[start DATA LINES]

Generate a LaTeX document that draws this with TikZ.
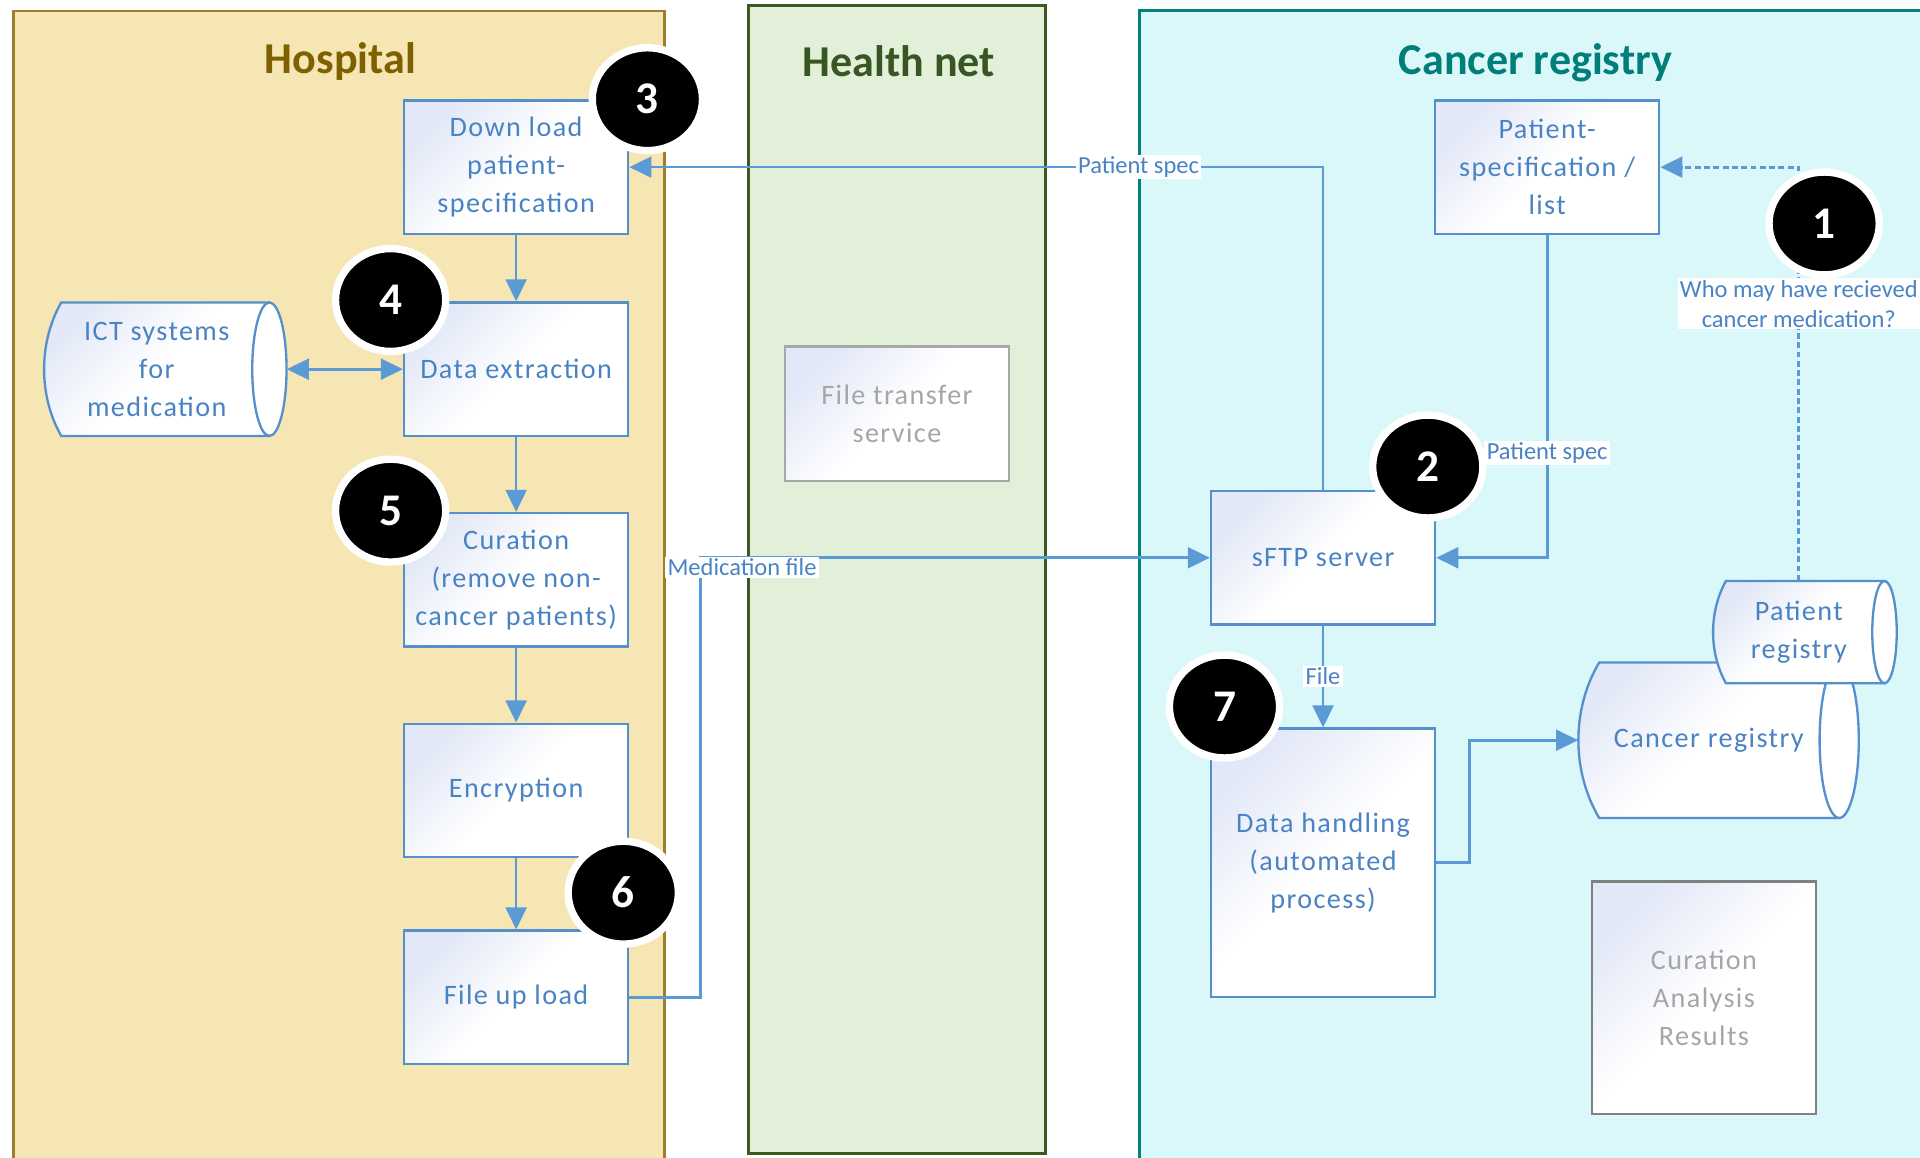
\documentclass[tikz,border=0pt]{standalone}
\usepackage{fontspec}
\setmainfont{Carlito}
\newfontfamily\boxfont{Carlito}[LetterSpace=5]
\usetikzlibrary{arrows.meta,shapes.geometric,calc}

\definecolor{hospfill}{HTML}{F6E6B3}
\definecolor{hospedge}{HTML}{9C7E2C}
\definecolor{hosptitle}{HTML}{7F6000}
\definecolor{netfill}{HTML}{E2EFD9}
\definecolor{netedge}{HTML}{3B5A22}
\definecolor{nettitle}{HTML}{375623}
\definecolor{regfill}{HTML}{DAF7F9}
\definecolor{regedge}{HTML}{00817C}
\definecolor{regtitle}{HTML}{007F7A}
\definecolor{txtblue}{HTML}{4A83C4}
\definecolor{edgeblue}{HTML}{5590CD}
\definecolor{lineblue}{HTML}{5B9BD5}
\definecolor{tint}{HTML}{E2E8F7}
\definecolor{greytxt}{HTML}{A6A6A6}
\definecolor{greyedge}{HTML}{A8A8A8}
\definecolor{darkgreyedge}{HTML}{808080}

% horizontal storage cylinder: left x, top y, cap centre x, bottom y, left bulge, cap half-width
\newcommand\storecyl[6]{%
  \path[cylbody] ({#1+#5},#2) -- (#3,#2) -- (#3,#4) -- ({#1+#5},#4)
    .. controls ({#1-#5/3},{#4-(#4-#2)*0.3}) and ({#1-#5/3},{#2+(#4-#2)*0.3}) .. cycle;
  \filldraw[fill=white,draw=edgeblue,line width=1.9pt]
    (#3,{(#2+#4)/2}) ellipse [x radius=#6, y radius={(#4-#2)/2}];
}

\begin{document}
\begin{tikzpicture}[x=1pt,y=-1pt,
  lane/.style={line width=2.3pt},
  lanetitle/.style={anchor=base,font=\fontsize{36}{40}\selectfont\bfseries},
  softfill/.style={top color=tint,bottom color=white,middle color=white,shading angle=45},
  process/.style={draw=edgeblue,line width=1.9pt,softfill,
    minimum width=183pt,minimum height=109pt,inner sep=0pt,
    align=center,text=txtblue,font=\boxfont\fontsize{23}{31}\selectfont},
  cylbody/.style={draw=edgeblue,line width=1.9pt,softfill},
  cyltext/.style={inner sep=0pt,align=center,text=txtblue,
    font=\boxfont\fontsize{23}{31}\selectfont},
  conn/.style={draw=lineblue,line width=2.2pt,-{Triangle[length=18pt,width=17pt]}},
  dconn/.style={draw=lineblue,line width=2.2pt,
    {Triangle[length=18pt,width=17pt]}-{Triangle[length=18pt,width=17pt]}},
  dotconn/.style={draw=lineblue,line width=2.3pt,dash pattern=on 4.8pt off 2.8pt,
    -{Triangle[length=18pt,width=17pt]}},
  lbl/.style={fill=white,inner xsep=2pt,inner ysep=1.5pt,text=txtblue,
    font=\fontsize{20}{24.5}\selectfont},
  numc/.style={ellipse,fill=black,draw=white,line width=6pt,minimum width=90pt,
    minimum height=84pt,inner sep=0pt,text=white,
    font=\fontsize{37}{40}\selectfont\bfseries}
]
\useasboundingbox (0,0) rectangle (1568,945);

% swim lanes
\draw[lane,draw=hospedge,fill=hospfill] (11,9) rectangle (542.5,965);
\draw[lane,draw=netedge,fill=netfill] (611.5,4.5) rectangle (854,942);
\draw[lane,draw=regedge,fill=regfill] (930.5,8.5) rectangle (1600,965);

\node[lanetitle,text=hosptitle] (thosp) at (278,60) {Hospital};
\node[lanetitle,text=nettitle] (tnet) at (734,62.5) {Health net};
\node[lanetitle,text=regtitle] (treg) at (1254,60.5) {Cancer registry};

% hospital steps
\node[process] (dl) at (421.5,136.5) {Down load\\patient-\\specification};
\node[process] (dx) at (421.5,301.5) {Data extraction};
\node[process] (cu) at (421.5,473.5) {Curation\\(remove non-\\cancer patients)};
\node[process] (en) at (421.5,645.5) {Encryption};
\node[process] (fu) at (421.5,814.5) {File up load};

% health net
\node[process,draw=greyedge,text=greytxt,minimum height=110pt] (fts) at (732.5,338) {File transfer\\service};

% cancer registry steps
\node[process] (ps) at (1263.5,136.5) {Patient-\\specification /\\list};
\node[process] (sftp) at (1080.5,455.5) {sFTP server};
\node[process,minimum height=219pt] (dh) at (1080.5,704.5) {Data handling\\(automated\\process)};
\node[process,draw=darkgreyedge,text=greytxt,minimum height=190pt] (car) at (1391.5,815) {Curation\\Analysis\\Results};

% data stores
\storecyl{36}{247}{220}{356}{14}{14}
\node[cyltext,minimum width=184pt,minimum height=109pt] (ict) at (128,301.5) {ICT systems\\for\\medication};
\storecyl{1289}{541}{1502}{668}{17}{16}
\node[cyltext,minimum width=213pt,minimum height=127pt] (cr) at (1395.5,604.5) {Cancer registry};
\storecyl{1399}{474.5}{1539}{558}{10.5}{10}
\node[cyltext,minimum width=140pt,minimum height=83.5pt] (pr) at (1469,516.25) {Patient\\registry};

% flows
\coordinate (medx) at (572,0);
\coordinate (crx) at (1200,0);
\draw[conn] (sftp.north) |- (dl.east) node[lbl,pos=0.633] (lps1) {Patient spec};
\draw[conn] (ps.south) |- (sftp.east) node[lbl,pos=0.338] (lps2) {Patient spec};
\draw[dotconn] (pr.north) |- (ps.east)
  node[lbl,pos=0.335,align=center] (lwho) {Who may have recieved\\cancer medication?};
\draw[conn] (dl.south) -- (dx.north);
\draw[dconn] ([xshift=14pt]ict.east) -- (dx.west);
\draw[conn] (dx.south) -- (cu.north);
\draw[conn] (cu.south) -- (en.north);
\draw[conn] (en.south) -- (fu.north);
\draw[conn] (fu.east) -- (fu.east -| medx) |- (sftp.west);
\node[lbl] (lmed) at (606,463.5) {Medication file};
\draw[conn] (sftp.south) -- (dh.north) node[lbl,midway] (lfile) {File};
\draw[conn] (dh.east) -- (dh.east -| crx) |- (cr.west);

% step numbers
\node[numc] (n1) at (1489.7,182.5) {1};
\node[numc] (n2) at (1166,381) {2};
\node[numc] (n3) at (528.7,81) {3};
\node[numc] (n4) at (319,245) {4};
\node[numc] (n5) at (319,417) {5};
\node[numc] (n6) at (509,729) {6};
\node[numc] (n7) at (1000,577) {7};
\end{tikzpicture}
\end{document}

[end DATA LINES]

WHAT TO DO -> Reproduce the data verbatim. Do not carry any picture into the copy.

RESULT FOR THIS EXERCISE ->
Generate a LaTeX document that draws this with TikZ.
\documentclass[tikz,border=0pt]{standalone}
\usepackage{fontspec}
\setmainfont{Carlito}
\newfontfamily\boxfont{Carlito}[LetterSpace=5]
\usetikzlibrary{arrows.meta,shapes.geometric,calc}

\definecolor{hospfill}{HTML}{F6E6B3}
\definecolor{hospedge}{HTML}{9C7E2C}
\definecolor{hosptitle}{HTML}{7F6000}
\definecolor{netfill}{HTML}{E2EFD9}
\definecolor{netedge}{HTML}{3B5A22}
\definecolor{nettitle}{HTML}{375623}
\definecolor{regfill}{HTML}{DAF7F9}
\definecolor{regedge}{HTML}{00817C}
\definecolor{regtitle}{HTML}{007F7A}
\definecolor{txtblue}{HTML}{4A83C4}
\definecolor{edgeblue}{HTML}{5590CD}
\definecolor{lineblue}{HTML}{5B9BD5}
\definecolor{tint}{HTML}{E2E8F7}
\definecolor{greytxt}{HTML}{A6A6A6}
\definecolor{greyedge}{HTML}{A8A8A8}
\definecolor{darkgreyedge}{HTML}{808080}

% horizontal storage cylinder: left x, top y, cap centre x, bottom y, left bulge, cap half-width
\newcommand\storecyl[6]{%
  \path[cylbody] ({#1+#5},#2) -- (#3,#2) -- (#3,#4) -- ({#1+#5},#4)
    .. controls ({#1-#5/3},{#4-(#4-#2)*0.3}) and ({#1-#5/3},{#2+(#4-#2)*0.3}) .. cycle;
  \filldraw[fill=white,draw=edgeblue,line width=1.9pt]
    (#3,{(#2+#4)/2}) ellipse [x radius=#6, y radius={(#4-#2)/2}];
}

\begin{document}
\begin{tikzpicture}[x=1pt,y=-1pt,
  lane/.style={line width=2.3pt},
  lanetitle/.style={anchor=base,font=\fontsize{36}{40}\selectfont\bfseries},
  softfill/.style={top color=tint,bottom color=white,middle color=white,shading angle=45},
  process/.style={draw=edgeblue,line width=1.9pt,softfill,
    minimum width=183pt,minimum height=109pt,inner sep=0pt,
    align=center,text=txtblue,font=\boxfont\fontsize{23}{31}\selectfont},
  cylbody/.style={draw=edgeblue,line width=1.9pt,softfill},
  cyltext/.style={inner sep=0pt,align=center,text=txtblue,
    font=\boxfont\fontsize{23}{31}\selectfont},
  conn/.style={draw=lineblue,line width=2.2pt,-{Triangle[length=18pt,width=17pt]}},
  dconn/.style={draw=lineblue,line width=2.2pt,
    {Triangle[length=18pt,width=17pt]}-{Triangle[length=18pt,width=17pt]}},
  dotconn/.style={draw=lineblue,line width=2.3pt,dash pattern=on 4.8pt off 2.8pt,
    -{Triangle[length=18pt,width=17pt]}},
  lbl/.style={fill=white,inner xsep=2pt,inner ysep=1.5pt,text=txtblue,
    font=\fontsize{20}{24.5}\selectfont},
  numc/.style={ellipse,fill=black,draw=white,line width=6pt,minimum width=90pt,
    minimum height=84pt,inner sep=0pt,text=white,
    font=\fontsize{37}{40}\selectfont\bfseries}
]
\useasboundingbox (0,0) rectangle (1568,945);

% swim lanes
\draw[lane,draw=hospedge,fill=hospfill] (11,9) rectangle (542.5,965);
\draw[lane,draw=netedge,fill=netfill] (611.5,4.5) rectangle (854,942);
\draw[lane,draw=regedge,fill=regfill] (930.5,8.5) rectangle (1600,965);

\node[lanetitle,text=hosptitle] (thosp) at (278,60) {Hospital};
\node[lanetitle,text=nettitle] (tnet) at (734,62.5) {Health net};
\node[lanetitle,text=regtitle] (treg) at (1254,60.5) {Cancer registry};

% hospital steps
\node[process] (dl) at (421.5,136.5) {Down load\\patient-\\specification};
\node[process] (dx) at (421.5,301.5) {Data extraction};
\node[process] (cu) at (421.5,473.5) {Curation\\(remove non-\\cancer patients)};
\node[process] (en) at (421.5,645.5) {Encryption};
\node[process] (fu) at (421.5,814.5) {File up load};

% health net
\node[process,draw=greyedge,text=greytxt,minimum height=110pt] (fts) at (732.5,338) {File transfer\\service};

% cancer registry steps
\node[process] (ps) at (1263.5,136.5) {Patient-\\specification /\\list};
\node[process] (sftp) at (1080.5,455.5) {sFTP server};
\node[process,minimum height=219pt] (dh) at (1080.5,704.5) {Data handling\\(automated\\process)};
\node[process,draw=darkgreyedge,text=greytxt,minimum height=190pt] (car) at (1391.5,815) {Curation\\Analysis\\Results};

% data stores
\storecyl{36}{247}{220}{356}{14}{14}
\node[cyltext,minimum width=184pt,minimum height=109pt] (ict) at (128,301.5) {ICT systems\\for\\medication};
\storecyl{1289}{541}{1502}{668}{17}{16}
\node[cyltext,minimum width=213pt,minimum height=127pt] (cr) at (1395.5,604.5) {Cancer registry};
\storecyl{1399}{474.5}{1539}{558}{10.5}{10}
\node[cyltext,minimum width=140pt,minimum height=83.5pt] (pr) at (1469,516.25) {Patient\\registry};

% flows
\coordinate (medx) at (572,0);
\coordinate (crx) at (1200,0);
\draw[conn] (sftp.north) |- (dl.east) node[lbl,pos=0.633] (lps1) {Patient spec};
\draw[conn] (ps.south) |- (sftp.east) node[lbl,pos=0.338] (lps2) {Patient spec};
\draw[dotconn] (pr.north) |- (ps.east)
  node[lbl,pos=0.335,align=center] (lwho) {Who may have recieved\\cancer medication?};
\draw[conn] (dl.south) -- (dx.north);
\draw[dconn] ([xshift=14pt]ict.east) -- (dx.west);
\draw[conn] (dx.south) -- (cu.north);
\draw[conn] (cu.south) -- (en.north);
\draw[conn] (en.south) -- (fu.north);
\draw[conn] (fu.east) -- (fu.east -| medx) |- (sftp.west);
\node[lbl] (lmed) at (606,463.5) {Medication file};
\draw[conn] (sftp.south) -- (dh.north) node[lbl,midway] (lfile) {File};
\draw[conn] (dh.east) -- (dh.east -| crx) |- (cr.west);

% step numbers
\node[numc] (n1) at (1489.7,182.5) {1};
\node[numc] (n2) at (1166,381) {2};
\node[numc] (n3) at (528.7,81) {3};
\node[numc] (n4) at (319,245) {4};
\node[numc] (n5) at (319,417) {5};
\node[numc] (n6) at (509,729) {6};
\node[numc] (n7) at (1000,577) {7};
\end{tikzpicture}
\end{document}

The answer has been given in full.